Calcular as possíveis alturas de onda dos tsunamis pode ser complicado, pois a forma e o perfil de profundidade da linha costeira podem realmente afetar seu desenvolvimento de um local para outro. “A energia da onda é guiada pela profundidade da água em um determinado local”, diz Tobin. De qualquer forma, com base na natureza do próprio terremoto, a ameaça era óbvia. “Emitir um alerta de tsunami foi a coisa certa a fazer.”
As nações do Pacífico foram imediatamente colocadas em alerta. Até o momento, a região mais atingida é a do sudeste de Kamchatka, onde foram observadas ondas de tsunami que atingiram uma altura de mais de 4 metros. Estruturas foram vistas sendo arrastadas em alguns locais, embora nenhuma morte tenha sido registrada até o momento. “É uma região muito pouco povoada, portanto, felizmente, não havia muita gente em perigo”, diz Tobin.

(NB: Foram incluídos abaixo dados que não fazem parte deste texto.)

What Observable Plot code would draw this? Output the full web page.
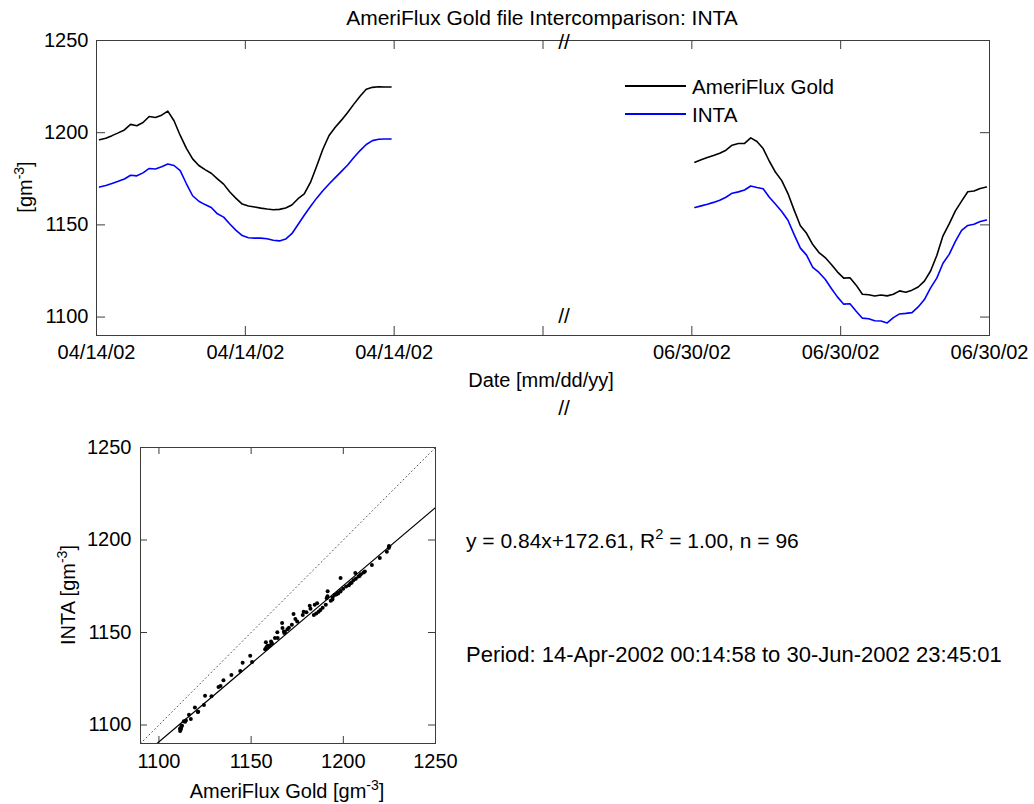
<!DOCTYPE html>
<html><head><meta charset="utf-8">
<script src="https://cdn.jsdelivr.net/npm/d3@7"></script>
<script src="https://cdn.jsdelivr.net/npm/@observablehq/plot@0.6"></script>
<style>
body{margin:0;background:#fff;font-family:"Liberation Sans",Arial,Helvetica,sans-serif;}
#fig{position:relative;width:1034px;height:804px;overflow:hidden;background:#fff;}
#fig svg{position:absolute;left:0;}
.t{position:absolute;white-space:nowrap;color:#000;font-size:20px;line-height:1;transform:translate(-50%,-50%);}
.l{position:absolute;white-space:nowrap;color:#000;font-size:20px;line-height:1;transform:translate(0,-50%);}
.rot{transform:translate(-50%,-50%) rotate(-90deg);}
.sup{font-size:0.7em;position:relative;top:-0.6em;}
.sw{position:absolute;height:2px;}
</style></head><body><div id="fig"></div>
<script>
// ---- data ----
const hoursOfDay = [0.25,0.75,1.25,1.75,2.25,2.75,3.25,3.75,4.25,4.75,5.25,5.75,6.25,6.75,7.25,7.75,8.25,8.75,9.25,9.75,10.25,10.75,11.25,11.75,
  12.25,12.75,13.25,13.75,14.25,14.75,15.25,15.75,16.25,16.75,17.25,17.75,18.25,18.75,19.25,19.75,20.25,20.75,21.25,21.75,22.25,22.75,23.25,23.75];
const dayLabels = ["04/14/02", "06/30/02"];
const segmentStart = [0, 48];
const goldApr = [1196.2,1197.0,1198.4,1199.9,1201.5,1204.5,1203.8,1205.5,1208.8,1208.2,1209.5,1211.7,1206.5,1198.5,1191.5,1185.8,1182.2,1180.0,1178.0,1175.0,1172.1,1167.8,1164.4,1161.3,
  1160.2,1159.7,1159.1,1158.6,1158.2,1158.4,1159.2,1160.8,1164.2,1166.8,1173.0,1181.8,1191.0,1198.5,1203.0,1206.8,1211.0,1215.5,1219.8,1223.6,1224.6,1224.9,1224.8,1224.8];
const intaApr = [1170.5,1171.4,1172.5,1173.6,1174.9,1176.9,1176.6,1178.2,1180.6,1180.3,1181.5,1183.0,1182.2,1179.4,1172.3,1165.8,1162.8,1161.0,1159.4,1156.0,1154.2,1150.5,1147.0,1144.2,
  1143.0,1142.8,1142.8,1142.5,1141.7,1141.3,1142.3,1145.2,1150.2,1155.2,1160.0,1164.5,1168.5,1172.2,1175.6,1179.0,1182.5,1186.5,1190.3,1193.6,1195.7,1196.4,1196.6,1196.6];
const goldJun = [1184.0,1185.3,1186.6,1187.6,1188.8,1190.5,1193.2,1194.1,1194.2,1197.2,1195.2,1191.4,1184.5,1178.5,1174.0,1167.0,1158.0,1149.5,1145.4,1139.3,1135.0,1132.3,1128.5,1124.4,
  1121.1,1121.3,1117.3,1112.4,1112.1,1111.4,1112.0,1111.5,1112.4,1114.2,1113.5,1114.6,1116.3,1119.5,1125.0,1133.4,1144.1,1150.5,1157.6,1162.9,1168.0,1168.4,1169.7,1170.5];
const intaJun = [1159.4,1160.3,1161.2,1162.2,1163.4,1165.0,1167.2,1167.9,1168.9,1171.1,1170.3,1169.6,1165.0,1161.2,1157.3,1152.5,1144.7,1137.4,1133.6,1127.0,1124.2,1120.5,1115.5,1110.8,
  1107.0,1107.2,1103.2,1099.4,1099.1,1098.0,1097.9,1096.8,1099.7,1101.7,1102.0,1102.4,1105.5,1109.5,1115.8,1121.1,1129.2,1134.0,1141.0,1147.0,1149.7,1150.3,1151.8,1152.6];
const xTickPos = [0, 12, 24, 36, 48, 60, 72];
const xTickLabels = ["04/14/02","04/14/02","04/14/02","","06/30/02","06/30/02","06/30/02"];
const yTicks = [1100, 1150, 1200, 1250];
const axisLimits = [1090, 1250];
const fitSlope = 0.844, fitIntercept = 162.5;
const seriesNames = ["AmeriFlux Gold", "INTA"];
const seriesColors = ["#000000", "#0000ff"];

// ---- build table ----
const rows = [];
[[goldApr, intaApr], [goldJun, intaJun]].forEach(([g, n], k) => {
  hoursOfDay.forEach((h, i) => rows.push({day: dayLabels[k], pos: h + segmentStart[k], gold: g[i], inta: n[i]}));
});
const labelMap = new Map(xTickPos.map((p, i) => [p, xTickLabels[i]]));
const plain = d => String(d);

const fig = document.getElementById("fig");
const font = '"Liberation Sans", Arial, Helvetica, sans-serif';
const axisColor = "#3c3c3c";

// ---- top time-series panel ----
const TW = 1034, TH = 420, tml = 96, tmr = 45, tmt = 40, tmb = 85;
const tpw = TW - tml - tmr, tph = TH - tmt - tmb, tk = 9;
const topPlot = Plot.plot({
  width: TW, height: TH, marginLeft: tml, marginRight: tmr, marginTop: tmt, marginBottom: tmb,
  style: {fontFamily: font, fontSize: "20px", color: "#000", background: "transparent", overflow: "visible"},
  x: {domain: [0, 72], ticks: xTickPos, tickFormat: d => labelMap.get(d), tickSize: 0, tickPadding: 9, label: null},
  y: {domain: axisLimits, ticks: yTicks, tickFormat: plain, tickSize: 0, tickPadding: 8, label: null},
  marks: [
    Plot.ruleX(xTickPos, {x: d => d, insetTop: tph - tk, stroke: axisColor}),
    Plot.ruleX(xTickPos, {x: d => d, insetBottom: tph - tk, stroke: axisColor}),
    Plot.ruleY(yTicks, {y: d => d, insetRight: tpw - tk, stroke: axisColor}),
    Plot.ruleY(yTicks, {y: d => d, insetLeft: tpw - tk, stroke: axisColor}),
    Plot.line(rows, {x: "pos", y: "gold", z: "day", stroke: seriesColors[0], strokeWidth: 1.6}),
    Plot.line(rows, {x: "pos", y: "inta", z: "day", stroke: seriesColors[1], strokeWidth: 1.6}),
    Plot.frame({stroke: axisColor})
  ]
});
topPlot.style.top = "0px";
fig.appendChild(topPlot);

// ---- bottom scatter panel ----
const BW = 470, BH = 384, bml = 140, bmr = 35, bmt = 27, bmb = 61;
const bpw = BW - bml - bmr, bph = BH - bmt - bmb, bk = 7;
const oneToOne = axisLimits.map(v => ({x: v, y: v}));
const fitLine = axisLimits.map(v => ({x: v, y: fitSlope * v + fitIntercept}));
const scatter = Plot.plot({
  width: BW, height: BH, marginLeft: bml, marginRight: bmr, marginTop: bmt, marginBottom: bmb,
  style: {fontFamily: font, fontSize: "20px", color: "#000", background: "transparent", overflow: "visible"},
  x: {domain: axisLimits, ticks: yTicks, tickFormat: plain, tickSize: 0, tickPadding: 10, label: null},
  y: {domain: axisLimits, ticks: yTicks, tickFormat: plain, tickSize: 0, tickPadding: 9, label: null},
  marks: [
    Plot.ruleX(yTicks, {x: d => d, insetTop: bph - bk, stroke: axisColor}),
    Plot.ruleX(yTicks, {x: d => d, insetBottom: bph - bk, stroke: axisColor}),
    Plot.ruleY(yTicks, {y: d => d, insetRight: bpw - bk, stroke: axisColor}),
    Plot.ruleY(yTicks, {y: d => d, insetLeft: bpw - bk, stroke: axisColor}),
    Plot.line(oneToOne, {x: "x", y: "y", stroke: "#555", strokeWidth: 1, strokeDasharray: "1,3", clip: true}),
    Plot.line(fitLine, {x: "x", y: "y", stroke: "#000", strokeWidth: 1.2, clip: true}),
    Plot.dot(rows, {x: "gold", y: "inta", r: 2, fill: "#000", stroke: "none"}),
    Plot.frame({stroke: axisColor})
  ]
});
scatter.style.top = "420px";
fig.appendChild(scatter);

// ---- text overlays ----
function addText(html, x, y, cls, size) {
  const d = document.createElement("div");
  d.className = cls; d.style.left = x + "px"; d.style.top = y + "px"; d.innerHTML = html;
  if (size) d.style.fontSize = size + "px";
  fig.appendChild(d); return d;
}
const unit = '[gm<span class="sup">-3</span>]';
addText("AmeriFlux Gold file Intercomparison: INTA", 542, 17, "t", 21);
addText(unit, 25, 187, "t rot");
addText("Date [mm/dd/yy]", 541, 380, "t");
addText("//", 564, 41, "t", 21);
addText("//", 564, 315, "t", 21);
addText("//", 564, 407, "t", 21);
addText("AmeriFlux Gold " + unit, 287, 791, "t");
addText("INTA " + unit, 68, 595, "t rot");
addText('y = 0.84x+172.61, R<span class="sup">2</span> = 1.00, n = 96', 466, 540, "l", 21);
addText("Period: 14-Apr-2002 00:14:58 to 30-Jun-2002 23:45:01", 466, 655, "l", 22);

// legend
seriesNames.forEach((name, i) => {
  const y = 86 + i * 28;
  const sw = document.createElement("div");
  sw.className = "sw";
  sw.style.left = "625px"; sw.style.width = "61px"; sw.style.top = (y - 1) + "px";
  sw.style.background = seriesColors[i];
  fig.appendChild(sw);
  addText(name, 692, y + 1, "l", 20.6);
});
</script></body></html>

Enquanto isso, um grande volume de água foi empurrado para o oceano, provocando avisos de evacuação no Japão, em várias ilhas do Pacífico e, por fim, no Havaí.
No Japão, a onda inicial de tsunami menor tinha altura de cerca de 30 centímetros. Porém, mais tarde, foram registradas ondas de até 2,5 metros, com a possibilidade de ondas com o dobro dessa altura em algumas linhas costeiras. O Havaí também viu ondas de vários metros de altura.
Os tremores secundários – inclusive aqueles capazes de gerar tsunamis menores – continuarão por algum tempo. Mas mesmo que os danos causados pelo tsunami do abalo principal ainda estejam sendo avaliados, parece que grande parte do Pacífico se esquivou de um destino decididamente sombrio. “Parece que a amplitude do tsunami é menor do que, pelo menos, os piores cenários”, diz Tobin.